◆ What you are asked to do ◆
Take the material and output all of it exactly.

+++

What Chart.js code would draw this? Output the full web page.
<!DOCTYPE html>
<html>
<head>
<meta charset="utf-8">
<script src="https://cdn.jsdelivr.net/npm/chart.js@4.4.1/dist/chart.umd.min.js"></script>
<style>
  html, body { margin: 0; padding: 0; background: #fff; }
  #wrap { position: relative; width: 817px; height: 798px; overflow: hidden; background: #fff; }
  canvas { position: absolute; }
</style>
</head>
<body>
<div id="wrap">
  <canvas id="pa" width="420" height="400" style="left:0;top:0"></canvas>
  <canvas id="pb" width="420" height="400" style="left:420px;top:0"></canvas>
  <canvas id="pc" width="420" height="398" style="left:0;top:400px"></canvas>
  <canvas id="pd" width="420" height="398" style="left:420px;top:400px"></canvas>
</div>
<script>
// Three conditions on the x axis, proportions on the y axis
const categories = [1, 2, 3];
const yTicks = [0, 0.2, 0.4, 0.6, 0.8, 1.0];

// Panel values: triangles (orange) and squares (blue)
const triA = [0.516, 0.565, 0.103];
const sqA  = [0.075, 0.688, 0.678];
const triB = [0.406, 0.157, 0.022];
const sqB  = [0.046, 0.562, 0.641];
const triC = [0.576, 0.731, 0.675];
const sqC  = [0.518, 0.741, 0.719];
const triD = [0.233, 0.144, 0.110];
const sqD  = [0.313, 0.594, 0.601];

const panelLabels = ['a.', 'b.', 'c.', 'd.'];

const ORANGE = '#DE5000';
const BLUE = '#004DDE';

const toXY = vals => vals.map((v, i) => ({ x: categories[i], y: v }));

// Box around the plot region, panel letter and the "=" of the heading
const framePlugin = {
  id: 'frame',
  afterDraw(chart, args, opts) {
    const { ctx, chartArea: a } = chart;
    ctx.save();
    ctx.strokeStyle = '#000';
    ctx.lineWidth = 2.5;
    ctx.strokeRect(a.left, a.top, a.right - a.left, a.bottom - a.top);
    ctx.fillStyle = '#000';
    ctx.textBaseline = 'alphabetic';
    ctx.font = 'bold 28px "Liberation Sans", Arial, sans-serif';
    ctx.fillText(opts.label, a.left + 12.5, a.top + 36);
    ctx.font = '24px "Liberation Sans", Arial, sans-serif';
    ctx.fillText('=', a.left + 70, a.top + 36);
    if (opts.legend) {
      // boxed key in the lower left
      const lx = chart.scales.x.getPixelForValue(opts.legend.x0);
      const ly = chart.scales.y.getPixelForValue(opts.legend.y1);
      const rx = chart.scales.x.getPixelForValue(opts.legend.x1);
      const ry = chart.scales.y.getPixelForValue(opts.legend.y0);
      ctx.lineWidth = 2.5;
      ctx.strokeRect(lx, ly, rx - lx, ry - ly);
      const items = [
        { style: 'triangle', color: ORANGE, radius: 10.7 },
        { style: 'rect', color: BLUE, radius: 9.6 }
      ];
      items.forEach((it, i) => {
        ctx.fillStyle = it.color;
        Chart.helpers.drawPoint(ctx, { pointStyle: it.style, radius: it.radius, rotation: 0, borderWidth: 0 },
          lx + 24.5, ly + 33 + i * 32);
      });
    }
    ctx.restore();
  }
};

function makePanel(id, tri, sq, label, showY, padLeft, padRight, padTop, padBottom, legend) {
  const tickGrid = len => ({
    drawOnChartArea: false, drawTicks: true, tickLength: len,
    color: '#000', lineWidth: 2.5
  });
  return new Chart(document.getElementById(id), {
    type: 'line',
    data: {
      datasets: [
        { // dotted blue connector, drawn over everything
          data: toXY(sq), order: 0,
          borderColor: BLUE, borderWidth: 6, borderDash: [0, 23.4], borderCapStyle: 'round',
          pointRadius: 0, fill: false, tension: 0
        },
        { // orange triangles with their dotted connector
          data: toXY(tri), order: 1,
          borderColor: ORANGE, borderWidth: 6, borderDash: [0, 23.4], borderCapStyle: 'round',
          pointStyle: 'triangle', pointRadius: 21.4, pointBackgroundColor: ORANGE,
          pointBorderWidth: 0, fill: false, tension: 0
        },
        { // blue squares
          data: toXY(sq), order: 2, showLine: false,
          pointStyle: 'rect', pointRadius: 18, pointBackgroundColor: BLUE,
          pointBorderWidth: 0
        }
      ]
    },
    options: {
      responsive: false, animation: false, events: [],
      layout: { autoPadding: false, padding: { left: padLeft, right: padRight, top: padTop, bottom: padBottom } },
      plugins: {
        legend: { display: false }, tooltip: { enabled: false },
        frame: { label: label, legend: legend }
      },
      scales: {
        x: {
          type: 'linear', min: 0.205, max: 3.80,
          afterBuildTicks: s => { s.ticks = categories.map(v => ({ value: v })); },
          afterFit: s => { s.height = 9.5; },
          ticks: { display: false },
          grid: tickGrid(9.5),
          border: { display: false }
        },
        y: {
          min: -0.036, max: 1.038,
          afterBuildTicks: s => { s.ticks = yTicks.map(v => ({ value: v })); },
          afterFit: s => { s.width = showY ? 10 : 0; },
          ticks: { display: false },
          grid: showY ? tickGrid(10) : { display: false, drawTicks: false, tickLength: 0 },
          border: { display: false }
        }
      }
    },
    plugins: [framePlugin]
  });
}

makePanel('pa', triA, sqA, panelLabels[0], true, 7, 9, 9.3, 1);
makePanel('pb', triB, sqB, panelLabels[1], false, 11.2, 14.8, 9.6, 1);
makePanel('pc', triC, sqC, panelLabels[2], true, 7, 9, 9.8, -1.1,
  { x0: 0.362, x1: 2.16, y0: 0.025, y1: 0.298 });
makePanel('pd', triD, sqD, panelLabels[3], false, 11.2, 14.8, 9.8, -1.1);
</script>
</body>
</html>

+++

◆ Written response ◆
What Chart.js code would draw this? Output the full web page.
<!DOCTYPE html>
<html>
<head>
<meta charset="utf-8">
<script src="https://cdn.jsdelivr.net/npm/chart.js@4.4.1/dist/chart.umd.min.js"></script>
<style>
  html, body { margin: 0; padding: 0; background: #fff; }
  #wrap { position: relative; width: 817px; height: 798px; overflow: hidden; background: #fff; }
  canvas { position: absolute; }
</style>
</head>
<body>
<div id="wrap">
  <canvas id="pa" width="420" height="400" style="left:0;top:0"></canvas>
  <canvas id="pb" width="420" height="400" style="left:420px;top:0"></canvas>
  <canvas id="pc" width="420" height="398" style="left:0;top:400px"></canvas>
  <canvas id="pd" width="420" height="398" style="left:420px;top:400px"></canvas>
</div>
<script>
// Three conditions on the x axis, proportions on the y axis
const categories = [1, 2, 3];
const yTicks = [0, 0.2, 0.4, 0.6, 0.8, 1.0];

// Panel values: triangles (orange) and squares (blue)
const triA = [0.516, 0.565, 0.103];
const sqA  = [0.075, 0.688, 0.678];
const triB = [0.406, 0.157, 0.022];
const sqB  = [0.046, 0.562, 0.641];
const triC = [0.576, 0.731, 0.675];
const sqC  = [0.518, 0.741, 0.719];
const triD = [0.233, 0.144, 0.110];
const sqD  = [0.313, 0.594, 0.601];

const panelLabels = ['a.', 'b.', 'c.', 'd.'];

const ORANGE = '#DE5000';
const BLUE = '#004DDE';

const toXY = vals => vals.map((v, i) => ({ x: categories[i], y: v }));

// Box around the plot region, panel letter and the "=" of the heading
const framePlugin = {
  id: 'frame',
  afterDraw(chart, args, opts) {
    const { ctx, chartArea: a } = chart;
    ctx.save();
    ctx.strokeStyle = '#000';
    ctx.lineWidth = 2.5;
    ctx.strokeRect(a.left, a.top, a.right - a.left, a.bottom - a.top);
    ctx.fillStyle = '#000';
    ctx.textBaseline = 'alphabetic';
    ctx.font = 'bold 28px "Liberation Sans", Arial, sans-serif';
    ctx.fillText(opts.label, a.left + 12.5, a.top + 36);
    ctx.font = '24px "Liberation Sans", Arial, sans-serif';
    ctx.fillText('=', a.left + 70, a.top + 36);
    if (opts.legend) {
      // boxed key in the lower left
      const lx = chart.scales.x.getPixelForValue(opts.legend.x0);
      const ly = chart.scales.y.getPixelForValue(opts.legend.y1);
      const rx = chart.scales.x.getPixelForValue(opts.legend.x1);
      const ry = chart.scales.y.getPixelForValue(opts.legend.y0);
      ctx.lineWidth = 2.5;
      ctx.strokeRect(lx, ly, rx - lx, ry - ly);
      const items = [
        { style: 'triangle', color: ORANGE, radius: 10.7 },
        { style: 'rect', color: BLUE, radius: 9.6 }
      ];
      items.forEach((it, i) => {
        ctx.fillStyle = it.color;
        Chart.helpers.drawPoint(ctx, { pointStyle: it.style, radius: it.radius, rotation: 0, borderWidth: 0 },
          lx + 24.5, ly + 33 + i * 32);
      });
    }
    ctx.restore();
  }
};

function makePanel(id, tri, sq, label, showY, padLeft, padRight, padTop, padBottom, legend) {
  const tickGrid = len => ({
    drawOnChartArea: false, drawTicks: true, tickLength: len,
    color: '#000', lineWidth: 2.5
  });
  return new Chart(document.getElementById(id), {
    type: 'line',
    data: {
      datasets: [
        { // dotted blue connector, drawn over everything
          data: toXY(sq), order: 0,
          borderColor: BLUE, borderWidth: 6, borderDash: [0, 23.4], borderCapStyle: 'round',
          pointRadius: 0, fill: false, tension: 0
        },
        { // orange triangles with their dotted connector
          data: toXY(tri), order: 1,
          borderColor: ORANGE, borderWidth: 6, borderDash: [0, 23.4], borderCapStyle: 'round',
          pointStyle: 'triangle', pointRadius: 21.4, pointBackgroundColor: ORANGE,
          pointBorderWidth: 0, fill: false, tension: 0
        },
        { // blue squares
          data: toXY(sq), order: 2, showLine: false,
          pointStyle: 'rect', pointRadius: 18, pointBackgroundColor: BLUE,
          pointBorderWidth: 0
        }
      ]
    },
    options: {
      responsive: false, animation: false, events: [],
      layout: { autoPadding: false, padding: { left: padLeft, right: padRight, top: padTop, bottom: padBottom } },
      plugins: {
        legend: { display: false }, tooltip: { enabled: false },
        frame: { label: label, legend: legend }
      },
      scales: {
        x: {
          type: 'linear', min: 0.205, max: 3.80,
          afterBuildTicks: s => { s.ticks = categories.map(v => ({ value: v })); },
          afterFit: s => { s.height = 9.5; },
          ticks: { display: false },
          grid: tickGrid(9.5),
          border: { display: false }
        },
        y: {
          min: -0.036, max: 1.038,
          afterBuildTicks: s => { s.ticks = yTicks.map(v => ({ value: v })); },
          afterFit: s => { s.width = showY ? 10 : 0; },
          ticks: { display: false },
          grid: showY ? tickGrid(10) : { display: false, drawTicks: false, tickLength: 0 },
          border: { display: false }
        }
      }
    },
    plugins: [framePlugin]
  });
}

makePanel('pa', triA, sqA, panelLabels[0], true, 7, 9, 9.3, 1);
makePanel('pb', triB, sqB, panelLabels[1], false, 11.2, 14.8, 9.6, 1);
makePanel('pc', triC, sqC, panelLabels[2], true, 7, 9, 9.8, -1.1,
  { x0: 0.362, x1: 2.16, y0: 0.025, y1: 0.298 });
makePanel('pd', triD, sqD, panelLabels[3], false, 11.2, 14.8, 9.8, -1.1);
</script>
</body>
</html>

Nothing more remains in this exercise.